Making your own goat cheese might sound complicated and time consuming but I was happy to find it’s easy-peasy. No toodle to the health food store for cheese-making rennet required (unless that health food store sells raw goat milk like mine). It only requires whole goat milk, lemon juice, a food thermometer and a little of your sweet (or savory) time.
If you do have access to raw goat milk, please consider it, not only for the many, many health benefits associated with raw (read: as nature intended) milk, but also because it makes a superior cheese.
Please note that it will likely be impossible to make cheese out of ultra-pasteurized milk, as the ultra pasteurization process so manipulates the milk molecules that it’s darn near impossible to achieve curdling. Yeesh, milk that won’t curdle? Creepy.
My raw milk comes courtesy of Claravale Farm, which is one of two independent dairies currently supplying California with raw milk, the other being Organic Pastures Dairy. Claravale’s milk comes from pastured, beautiful Jersey cows, who are considered to have some of the richest, most delicious milk available. I quite agree. Plus, they are completely adorable. In addition to their beautiful cows, Claravale supplies luscious, tangy goat milk.
Their website has a great FAQ page for those of you who would like to learn more about raw milk and pastured, healthy cows. And, if you’re like myself, you’ll be interested in reading the two articles on their links page regarding the over-zealous, overreaching governmental agencies and legislators trying to unfairly ban all raw milk sales.
I will address the health benefits of raw milk and the outrageous federal and state harassment of raw milk farmers, consumers and other small farmers in an upcoming post.
But enough with legal battles! Let’s talk cheese.
I found this recipe after hunting for various ways to make goat cheese. While rennet is easily available, it’s not the kind of thing most folks keep in their cupboard for cheese making emergencies.
After comparing a few recipes, I followed this one from SeriousEats.com pretty closely.
1 quart (liter) whole goat milk
1/4 cup fresh lemon juice
pinch of salt
2 Tbsp fresh basil, finely chopped (optional)

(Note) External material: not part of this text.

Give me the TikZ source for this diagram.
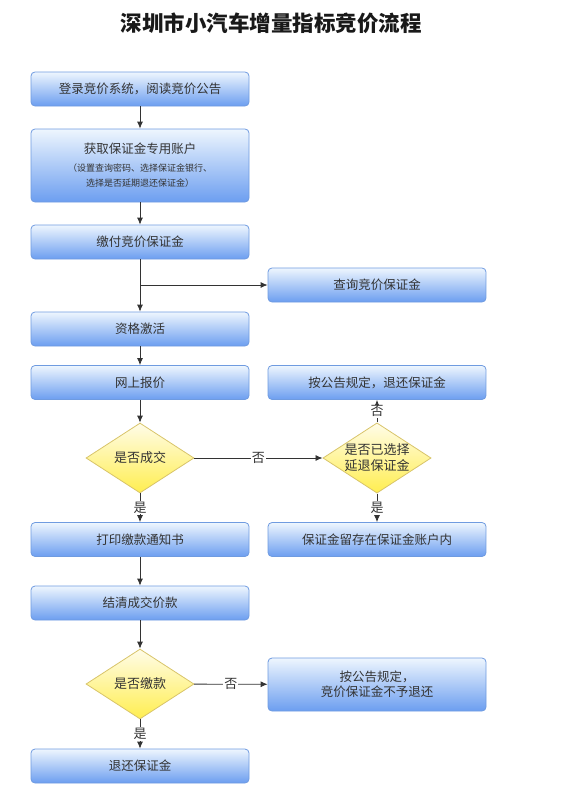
\documentclass[tikz,border=0pt]{standalone}
\usepackage{fontspec}
\setmainfont{Noto Sans CJK SC}
\usepackage{tikz}
\usetikzlibrary{positioning,shapes.geometric,arrows.meta}

\definecolor{boxtop}{HTML}{EEF6FE}
\definecolor{boxbot}{HTML}{6C9EF0}
\definecolor{boxline}{HTML}{6F9BE0}
\definecolor{dectop}{HTML}{FFFCE8}
\definecolor{decbot}{HTML}{FFEE50}
\definecolor{decline}{HTML}{D8C46A}
\definecolor{txt}{HTML}{333333}

\begin{document}
\begin{tikzpicture}[x=1pt,y=-1pt,
        >={Latex[length=7pt,width=6pt]},
        process/.style={draw=boxline, line width=0.8pt, rounded corners=4pt,
            top color=boxtop, bottom color=boxbot, minimum width=218pt,
            minimum height=34pt, inner sep=0pt, align=center, text=txt,
            font=\fontsize{12.5}{15}\selectfont},
        decision/.style={diamond, draw=decline, line width=0.8pt,
            top color=dectop, bottom color=decbot, minimum width=108pt,
            minimum height=70pt, aspect=1.54, inner sep=0pt, align=center,
            text=txt, font=\fontsize{13}{16}\selectfont},
        flow/.style={->, draw=txt, line width=0.8pt},
        answer/.style={fill=white, inner sep=1pt, text=txt,
            font=\fontsize{13}{15}\selectfont}]
        \useasboundingbox (0,0) rectangle (566,800);

        % Title
        \node[text=black!90] (title) at (271,23) {\fontsize{21.5}{26}\selectfont\bfseries 深圳市小汽车增量指标竞价流程};

        % Main column
        \node[process] (login) at (140,89) {登录竞价系统，阅读竞价公告};
        \node[process, minimum height=73pt] (account) at (140,165.5) {获取保证金专用账户\\[3pt]
            {\fontsize{9}{12}\selectfont（设置查询密码、选择保证金银行、}\\
            {\fontsize{9}{12}\selectfont 选择是否延期退还保证金）}};
        \node[process] (pay) at (140,242) {缴付竞价保证金};
        \node[process] (activate) at (140,329) {资格激活};
        \node[process] (bid) at (140,382.5) {网上报价};
        \node[decision] (deal) at (140,458) {是否成交};
        \node[process] (notice) at (140,539.5) {打印缴款通知书};
        \node[process] (settle) at (140,603) {结清成交价款};
        \node[decision] (paid) at (140,684) {是否缴款};
        \node[process] (refund) at (140,766) {退还保证金};

        % Right column
        \node[process] (query) at (377,285) {查询竞价保证金};
        \node[process] (back) at (377,382.5) {按公告规定，退还保证金};
        \node[decision] (chosen) at (377,458) {是否已选择\\延退保证金};
        \node[process] (keep) at (377,539.5) {保证金留存在保证金账户内};
        \node[process, minimum height=53pt] (forfeit) at (377,684.5) {按公告规定，\\竞价保证金不予退还};

        % Connectors
        \draw[flow] (login) -- (account);
        \draw[flow] (account) -- (pay);
        \draw[flow] (pay) -- (activate);
        \draw[flow] (pay.south |- query.west) -- (query.west);
        \draw[flow] (activate) -- (bid);
        \draw[flow] (bid) -- (deal);
        \draw[flow] (deal) -- node[answer] {否} (chosen);
        \draw[flow] (chosen) -- node[answer] {否} (back);
        \draw[flow] (chosen) -- node[answer] {是} (keep);
        \draw[flow] (deal) -- node[answer] {是} (notice);
        \draw[flow] (notice) -- (settle);
        \draw[flow] (settle) -- (paid);
        \draw[flow] (paid) -- node[answer] {否} (forfeit);
        \draw[flow] (paid) -- node[answer] {是} (refund);
    \end{tikzpicture}
\end{document}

1 Tbsp fresh rosemary, finely chopped (optional
Pour the goats milk into a sauce pan and bring to exactly 180F (82C). The milk will become frothy but be sure it doesn’t boil.
Take the milk off the heat and pour in the lemon juice.
Lightly stir and allow it to curdle for about 10 minutes, or until the temperature lowers to 120F (48C). A word of caution from experience: do not scrape the bottom of your pot as there will likely be a thin layer of lightly burned milk that will turn into ribbons of brown curd which are harmless and taste fine, but aren’t so pretty.
When the curd has floated to the bottom of the pot leaving the clear whey on top, ladle the curd through a triple layer of cheese cloth to avoid losing the smallest curds. Keep the whey as a healthy addition to your morning protein shake or to add zingy flavor to soups.
Tie the ends of the cheesecloth over a spatula or other long utensil and allow the cheese to drain over a bowl large enough to keep the cheese from dipping into the whey. Set in your refrigerator to drain for at least 12 hours or longer. A day or two will help to enhance and ripen the flavor.
Now you can choose whether to spice it up or not! Add a little salt if you like plain goat cheese, add herbs for a savory experience or cranberries and pecans for a tangy sweet treat. Whatever you decide, be sure to add just a bit of salt to enhance those flavors. I decided to use fresh basil and rosemary with a few grinds of black pepper, but experiment with oregano, tarragon, marjoram, lemon or orange zest, garlic, sundried tomatoes, porcini mushrooms… Be creative! Mix everything together well, then roll and pat into a tight ball. Keeps up to a week in the fridge.